Il problema per Khamenei è come mantenere saldo il regime senza far perdere credibilità al processo elettorale come era accaduto invece nel 2009. Tutto dipenderà dai veti del Consiglio dei Guardiani, che in elezioni passate aveva perfino cancellato in blocco tutti i candidati riformatori. Oggi, almeno così sperano gli insider, l’orientamento potrebbe essere diverso. L’orizzonte auspicato sarebbe quello di arrivare alla formazione in Parlamento di due gruppi forti: uno di riformatori e moderati, l’altro di conservatori moderati – due gruppi capaci di formare una “grosse Koalition” sulle questioni di interesse nazionale come è già successo per l’accordo nucleare. Non ci sarà perciò da sorprendersi se Ali Larijani, conservatore moderato che si è molto impegnato per far approvare l’accordo nucleare alla attuale maggioranza conservatrice del Parlamento, rimarrà presidente del Parlamento anche nel prossimo Majlis.

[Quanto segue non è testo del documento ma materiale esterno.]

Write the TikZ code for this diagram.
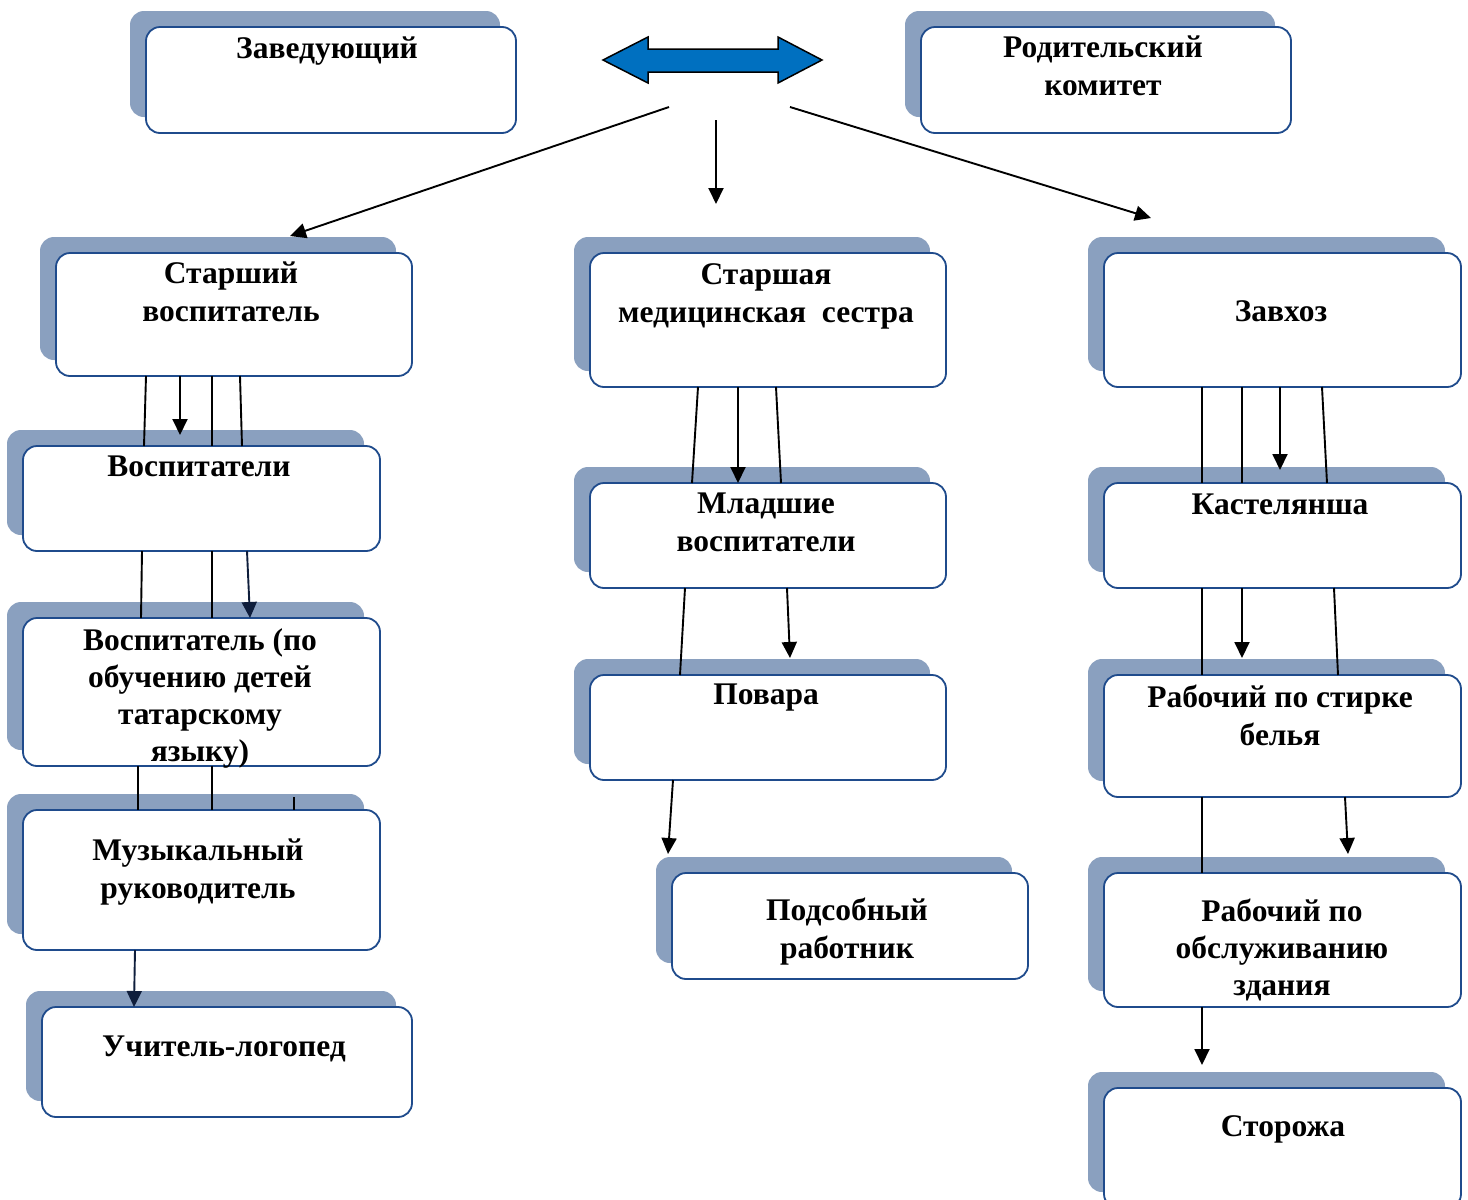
\documentclass[tikz,border=0pt]{standalone}
\usepackage{fontspec}
\setmainfont{Liberation Serif}
\usetikzlibrary{arrows.meta,shadows}
\definecolor{bordc}{RGB}{31,75,140}
\definecolor{shadc}{RGB}{138,160,191}
\definecolor{arrblue}{RGB}{0,112,192}
\definecolor{navy}{RGB}{15,30,60}
\tikzset{
  orgbox/.style={draw=bordc, line width=1.8pt, fill=white, rounded corners=14pt,
    inner sep=0pt, outer sep=0pt,
    general shadow={shadow xshift=-16pt, shadow yshift=16pt, fill=shadc}},
  lbl/.style={font=\fontsize{31.5}{38}\selectfont\bfseries, align=center, inner sep=0pt},
  lbltight/.style={lbl, font=\fontsize{31.5}{37}\selectfont\bfseries},
  conn/.style={line width=1.9pt, black},
  arr/.style={conn, -{Triangle[length=16pt,width=15pt]}},
  narr/.style={arr, draw=navy, fill=navy}
}
\begin{document}
\begin{tikzpicture}[x=1pt,y=-1pt]
\useasboundingbox[fill=white] (0,0) rectangle (1468,1200);
% boxes
\node[orgbox, minimum width=370pt, minimum height=106pt] (zav) at (331,80) {};
\node[orgbox, minimum width=370pt, minimum height=106pt] (rod) at (1106,80) {};
\node[orgbox, minimum width=356pt, minimum height=123pt] (sv) at (234,314.5) {};
\node[orgbox, minimum width=356pt, minimum height=134pt] (med) at (768,320) {};
\node[orgbox, minimum width=357pt, minimum height=134pt] (zavh) at (1282.5,320) {};
\node[orgbox, minimum width=357pt, minimum height=105pt] (vos) at (201.5,498.5) {};
\node[orgbox, minimum width=357pt, minimum height=148pt] (tat) at (201.5,692) {};
\node[orgbox, minimum width=357pt, minimum height=140pt] (muz) at (201.5,880) {};
\node[orgbox, minimum width=370pt, minimum height=110pt] (logo) at (227,1062) {};
\node[orgbox, minimum width=356pt, minimum height=105pt] (mlad) at (768,535.5) {};
\node[orgbox, minimum width=356pt, minimum height=105pt] (pov) at (768,727.5) {};
\node[orgbox, minimum width=356pt, minimum height=106pt] (pods) at (850,926) {};
\node[orgbox, minimum width=357pt, minimum height=105pt] (kast) at (1282.5,535.5) {};
\node[orgbox, minimum width=357pt, minimum height=122pt] (stir) at (1282.5,736) {};
\node[orgbox, minimum width=357pt, minimum height=134pt] (obsl) at (1282.5,940) {};
\node[orgbox, minimum width=357pt, minimum height=120pt] (stor) at (1282.5,1148) {};
% labels
\node[lbl] (zavT) at (327,51) {Заведующий};
\node[lbl] (rodT) at (1103,66) {Родительский\\комитет};
\node[lbl] (svT) at (231,292) {Старший\\воспитатель};
\node[lbl] (medT) at (766,296) {Старшая\\медицинская\ \ сестра};
\node[lbl] (zavhT) at (1281,311) {Завхоз};
\node[lbl] (vosT) at (199,466) {Воспитатели};
\node[lbltight] (tatT) at (200,698.5) {Воспитатель (по\\обучению детей\\татарскому\\языку)};
\node[lbl] (muzT) at (198,872) {Музыкальный\\руководитель};
\node[lbl] (logoT) at (224,1049) {Учитель-логопед};
\node[lbl] (mladT) at (766,522) {Младшие\\воспитатели};
\node[lbl] (povT) at (766,698) {Повара};
\node[lbl] (podsT) at (847,932) {Подсобный\\работник};
\node[lbl] (kastT) at (1280,504) {Кастелянша};
\node[lbl] (stirT) at (1280,715) {Рабочий по стирке\\белья};
\node[lbltight] (obslT) at (1282,950) {Рабочий по\\обслуживанию\\здания};
\node[lbl] (storT) at (1283,1129) {Сторожа};
% double arrow
\draw[fill=arrblue, draw=black, line width=1.5pt, line join=miter]
  (603,60) -- (648,37) -- (648,49) -- (778,49) -- (778,37) -- (822,60)
  -- (778,83) -- (778,72) -- (648,72) -- (648,83) -- cycle;
\coordinate (tL) at (669,107);
\coordinate (tC) at (716,120);
\coordinate (tR) at (790,107);
\coordinate (hL) at (290,236);
\coordinate (hC) at (716,204);
\coordinate (hR) at (1151,218);
\draw[arr] (tL) -- (hL);
\draw[arr] (tC) -- (hC);
\draw[arr] (tR) -- (hR);
% left column
\coordinate (a1) at (180,435);
\draw[conn] (146,0 |- sv.south) -- (144,0 |- vos.north);
\draw[arr] (180,0 |- sv.south) -- (a1);
\draw[conn] (212,0 |- sv.south) -- (212,0 |- vos.north);
\draw[conn] (240,0 |- sv.south) -- (242,0 |- vos.north);
\draw[conn] (142,0 |- vos.south) -- (141,0 |- tat.north);
\draw[conn] (212,0 |- vos.south) -- (212,0 |- tat.north);
\draw[narr] (247,0 |- vos.south) -- (250,0 |- tat.north);
\coordinate (s1) at (294,797);
\draw[conn] (138,0 |- tat.south) -- (138,0 |- muz.north);
\draw[conn] (212,0 |- tat.south) -- (212,0 |- muz.north);
\draw[conn] (s1) -- (294,0 |- muz.north);
\draw[narr] (135,0 |- muz.south) -- (134,0 |- logo.north);
% middle column
\draw[conn] (698,0 |- med.south) -- (692,0 |- mlad.north);
\draw[arr] (738,0 |- med.south) -- (738,0 |- mlad.north);
\draw[conn] (776,0 |- med.south) -- (781,0 |- mlad.north);
\coordinate (a2) at (790,658);
\draw[conn] (685,0 |- mlad.south) -- (680,0 |- pov.north);
\draw[arr] (787,0 |- mlad.south) -- (a2);
\coordinate (a3) at (668,854);
\draw[arr] (673,0 |- pov.south) -- (a3);
% right column
\coordinate (a4) at (1280,470);
\draw[conn] (1202,0 |- zavh.south) -- (1202,0 |- kast.north);
\draw[conn] (1242,0 |- zavh.south) -- (1242,0 |- kast.north);
\draw[arr] (1280,0 |- zavh.south) -- (a4);
\draw[conn] (1322,0 |- zavh.south) -- (1327,0 |- kast.north);
\coordinate (a5) at (1242,658);
\draw[conn] (1202,0 |- kast.south) -- (1202,0 |- stir.north);
\draw[arr] (1242,0 |- kast.south) -- (a5);
\draw[conn] (1334,0 |- kast.south) -- (1338,0 |- stir.north);
\coordinate (a6) at (1348,854);
\draw[conn] (1202,0 |- stir.south) -- (1202,0 |- obsl.north);
\draw[arr] (1345,0 |- stir.south) -- (a6);
\coordinate (a7) at (1202,1065);
\draw[arr] (1202,0 |- obsl.south) -- (a7);
\end{tikzpicture}
\end{document}
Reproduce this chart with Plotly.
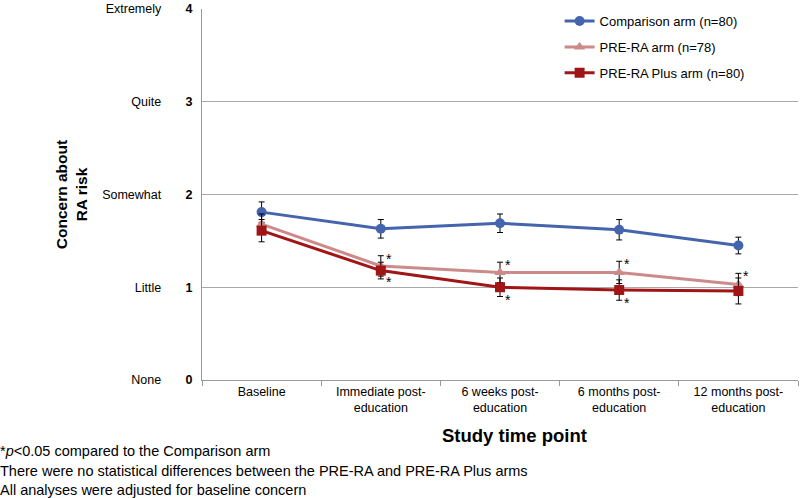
import plotly.graph_objects as go

time_points = ["Baseline", "Immediate post-<br>education", "6 weeks post-<br>education",
               "6 months post-<br>education", "12 months post-<br>education"]

comparison = [1.81, 1.63, 1.69, 1.62, 1.45]
comparison_err = [0.11, 0.10, 0.10, 0.11, 0.09]
pre_ra = [1.68, 1.23, 1.16, 1.16, 1.03]
pre_ra_err = [0.11, 0.11, 0.11, 0.12, 0.12]
pre_ra_plus = [1.61, 1.18, 1.00, 0.97, 0.96]
pre_ra_plus_err = [0.12, 0.09, 0.10, 0.11, 0.14]

# significance vs comparison arm
pre_ra_sig = [False, True, True, True, True]
pre_ra_plus_sig = [False, True, True, True, False]

y_vals = [0, 1, 2, 3, 4]
y_words = ["None", "Little", "Somewhat", "Quite", "Extremely"]

footnotes = [
    "*<i>p</i><0.05 compared to the Comparison arm",
    "There were no statistical differences between the PRE-RA and PRE-RA Plus arms",
    "All analyses were adjusted for baseline concern",
]

series = [
    ("Comparison arm (n=80)", comparison, comparison_err, "#4464AE", "circle"),
    ("PRE-RA arm (n=78)", pre_ra, pre_ra_err, "#CD8A8A", "triangle-up"),
    ("PRE-RA Plus arm (n=80)", pre_ra_plus, pre_ra_plus_err, "#A01515", "square"),
]

fig = go.Figure()
for i, (name, vals, err, col, sym) in enumerate(series):
    fig.add_trace(go.Scatter(
        x=time_points, y=vals, name=name, mode="lines+markers",
        line=dict(color=col, width=3),
        marker=dict(color=col, symbol=sym, size=10),
        error_y=dict(type="data", array=err, color="black", thickness=1, width=3),
        legendgroup=str(i),
    ))

for x, v, e, s in zip(time_points, pre_ra, pre_ra_err, pre_ra_sig):
    if s:
        fig.add_annotation(x=x, y=v + e, text="*", showarrow=False, xshift=8, yshift=-3,
                           font=dict(size=14, color="black"))
for x, v, e, s in zip(time_points, pre_ra_plus, pre_ra_plus_err, pre_ra_plus_sig):
    if s:
        fig.add_annotation(x=x, y=v - e, text="*", showarrow=False, xshift=8, yshift=-3,
                           font=dict(size=14, color="black"))

fig.add_annotation(x=0.525, y=-55/371, xref="paper", yref="paper", text="<b>Study time point</b>",
                   showarrow=False, yanchor="middle", font=dict(size=18.5, color="black"))
for k, line in enumerate(footnotes):
    fig.add_annotation(x=-204/596, y=-(71 + 19.5 * k) / 371, xref="paper", yref="paper",
                       xanchor="left", yanchor="middle", showarrow=False,
                       font=dict(size=14.5, color="black"), text=line)

fig.update_layout(
    width=800, height=498,
    paper_bgcolor="white", plot_bgcolor="white",
    margin=dict(l=202, r=2, t=9, b=118),
    font=dict(family="Liberation Sans, Arial, sans-serif", color="black"),
    showlegend=True,
    legend=dict(x=0.60, y=1.008, xanchor="left", yanchor="top", font=dict(size=13),
                traceorder="grouped", tracegroupgap=6, itemwidth=30,
                bgcolor="rgba(0,0,0,0)"),
    xaxis=dict(
        type="category", tickson="boundaries", ticks="outside", ticklen=5, tickcolor="#999999",
        showline=True, linecolor="#999999", showgrid=False,
        tickfont=dict(size=12.5), range=[-0.5, 4.5],
    ),
    yaxis=dict(
        range=[0, 4], tickvals=y_vals,
        ticktext=[f"{w}&nbsp;&nbsp;&nbsp;&nbsp;&nbsp;&nbsp;&nbsp;<b>{v}</b>" for w, v in zip(y_words, y_vals)],
        tickfont=dict(size=12.5), showline=True, linecolor="#999999",
        ticklabelstandoff=6,
        showgrid=True, gridcolor="#AAAAAA", zeroline=False,
        title=dict(text="<b>Concern about<br>RA risk</b>", font=dict(size=15.5), standoff=10),
    ),
)

# page has a default 8px body margin; remove it so the figure fills the window
fig.write_html("out.html", config={"displayModeBar": False},
               post_script="document.body.style.margin='0';")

Gli hardliners sono quelli che hanno più da perdere alle elezioni, visti gli orientamenti della popolazione tutti favorevoli all’accordo sul nucleare e all’apertura all’Occidente e pro riformatori. Ma il Consiglio dei Guardiani si adopererà probabilmente per fare entrare una piccola percentuale di hardliners, utile nella visione del regime per creare con i conservatori una maggioranza su tutte quelle questioni sociali e culturali che il regime considera identitarie. Gli ayatollah vedono i media, il cinema e Internet come una specie di cavallo di Troia dell’Occidente per travolgere i principi della rivoluzione e allontanare gli iraniani dall’islam. Inutilmente il presidente ribadisce che è inutile opporsi alla modernità: «Sembra che siamo ostili a ogni nuovo sviluppo, per poi accettarlo vent’anni dopo. In passato ci opponevamo anche ai fax», ha ricordato il suo ministro più liberale, Ali Jannati.
Oggi, diversamente dal 2012, nessuno parla più di boicottare le elezioni parlamentari e per il regime islamico l’affluenza massiccia alle urne significa dare al mondo la prova della propria legittimità.